Mali troops search Timbuktu for Islamists rebels

Malian soldiers enter the historic city of Timbuktu in January 2013, previously occupied for 10 months by Islamists
Image caption A Malian army checkpoint was attacked on Saturday evening (file picture)

French and Malian troops have combed the northern city of Timbuktu searching for Islamist rebels thought to be hiding in homes after fierce fighting.

Militants holed up in a house near the army barracks opened fire as soldiers conducted searches, reports said.

Clashes broke out over the weekend after a suicide bomber attempted to attack an army checkpoint.

Earlier this year, French troops pushed Islamists out of much of northern Mali but sporadic fighting has continued.

Tensions remain high in Timbuktu with militants still believed to be hiding in the town, the BBC's Thomas Fessy, in the capital Bamako, reports.
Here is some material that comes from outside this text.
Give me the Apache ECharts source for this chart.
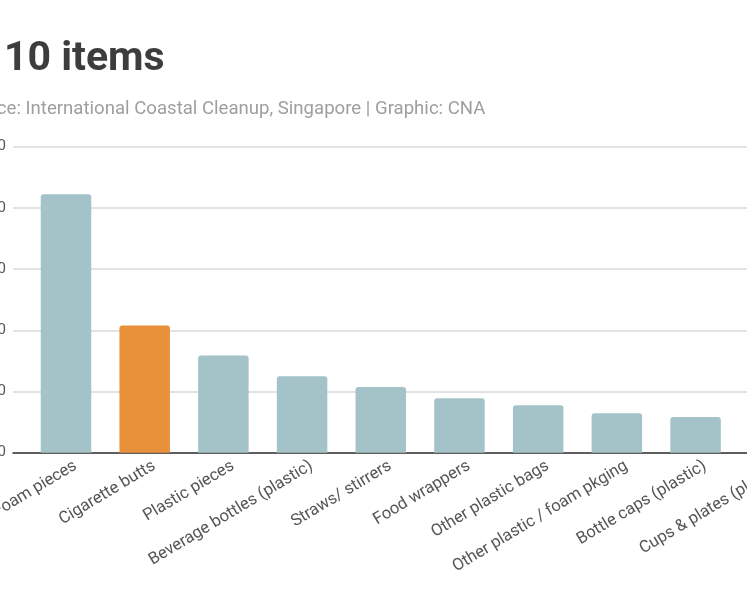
<!DOCTYPE html>
<html>
<head>
<meta charset="utf-8">
<script src="https://cdn.jsdelivr.net/npm/echarts@6/dist/echarts.min.js"></script>
<style>
html,body{margin:0;padding:0;background:#fff;overflow:hidden;width:747px;height:598px;}
#c{position:absolute;left:-100px;top:0;width:940px;height:598px;}
</style>
</head>
<body>
<div id="c"></div>
<script>
const titleText = 'Top 10 items';
const subtitleText = 'Source: International Coastal Cleanup, Singapore | Graphic: CNA';
const categories = ['Foam pieces','Cigarette butts','Plastic pieces','Beverage bottles (plastic)','Straws/ stirrers','Food wrappers','Other plastic bags','Other plastic / foam pkging','Bottle caps (plastic)','Cups & plates (plastic)'];
const values = [8450, 4160, 3180, 2500, 2150, 1780, 1550, 1290, 1170, 1050];
const highlightIndex = 1;
const yMin = 0, yMax = 10000, yInterval = 2000;

const OFFSET = 100; // container shifted left
const ctx = document.createElement('canvas').getContext('2d');
ctx.font = 'bold 41px Roboto';
const hiddenTitle = ctx.measureText('Top ').width;
ctx.font = '18.6px Roboto';
const hiddenSub = ctx.measureText('Sour').width;

const idx = categories.map((c,i)=>i);
const labelShift = 0.12;

const chart = echarts.init(document.getElementById('c'), null, {renderer:'canvas'});
chart.setOption({
  backgroundColor:'#fff',
  animation:false,
  title:[
    {text:titleText, left: OFFSET - 1 - hiddenTitle, top: 34,
     textStyle:{fontFamily:'Roboto', fontWeight:'bold', fontSize:41, color:'#3d3d3d', lineHeight:41}},
    {text:subtitleText, left: OFFSET - 8 - hiddenSub, top: 95,
     textStyle:{fontFamily:'Roboto', fontWeight:'normal', fontSize:18.6, color:'#9e9e9e', lineHeight:19}}
  ],
  grid:{left:113, width:800.6, top:146.7, bottom:145.3, containLabel:false},
  xAxis:{type:'value', min:-0.6734, max:9.5,
    axisLine:{show:true, onZero:false, lineStyle:{color:'#333', width:1.5}},
    axisTick:{show:false},
    splitLine:{show:false},
    axisLabel:{rotate:31, fontFamily:'Roboto', fontSize:16.6, color:'#555', margin:12,
      customValues: idx.map(i=>i+labelShift),
      formatter: v => categories[Math.round(v)] || ''}
  },
  yAxis:{type:'value', min:yMin, max:yMax, interval:yInterval,
    axisLine:{show:false}, axisTick:{show:false},
    splitLine:{lineStyle:{color:'#d9d9d9', width:1.5}},
    axisLabel:{fontFamily:'Roboto', fontSize:15, color:'#555', margin:7,
      formatter: v => v.toLocaleString('en-US')}
  },
  series:[{type:'bar', barWidth:50.5,
    data: values.map((v,i)=>({value:[i, v], itemStyle:{color: i===highlightIndex ? '#e8913a' : '#a3c3c8'}})),
    itemStyle:{borderRadius:[3,3,0,0]}
  }]
});
</script>
</body>
</html>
Several rebels reportedly engaged Malian and French troops in a fire fight on Monday morning from a house by the entrance of the army's barracks, our correspondent says.

The area was cordoned off as residents barricaded themselves in their homes, fearing renewed fighting downtown.

At least three Islamists were killed in fighting on Monday, news agency AFP reported.

Air power

The suicide bomber was killed before he could detonate his bomb on Saturday evening. The failed attack was followed by militant attempts to infiltrate the city.

The Malian army, backed by French air power, then moved against the militants.

At least one Malian soldier and two civilians were wounded in Saturday's fighting according to the city's mayor.

But the number of casualties following Sunday's clashes remains unknown.

Another militant attack on the northern town of Gao was repelled on Monday.

Image caption Islamist rebels have been fighting French and Malian troops in Timbuktu

Islamist rebels seized much of northern Mali a year ago after a military coup in the capital Bamako.

France intervened militarily in January amid fears that the militants were preparing to advance on Bamako. It currently has about 4,000 troops in Mali.

Since the intervention began, major cities including Gao, Kidal and Timbuktu have been recaptured but fighting is still continuing in desert mountains.

Mali's army and troops from several African countries, including 2,000 from Chad, have also been involved in the fighting.

France plans to withdraw its troops from Mali next month, with West African countries expected to take over in the run-up to elections due in July.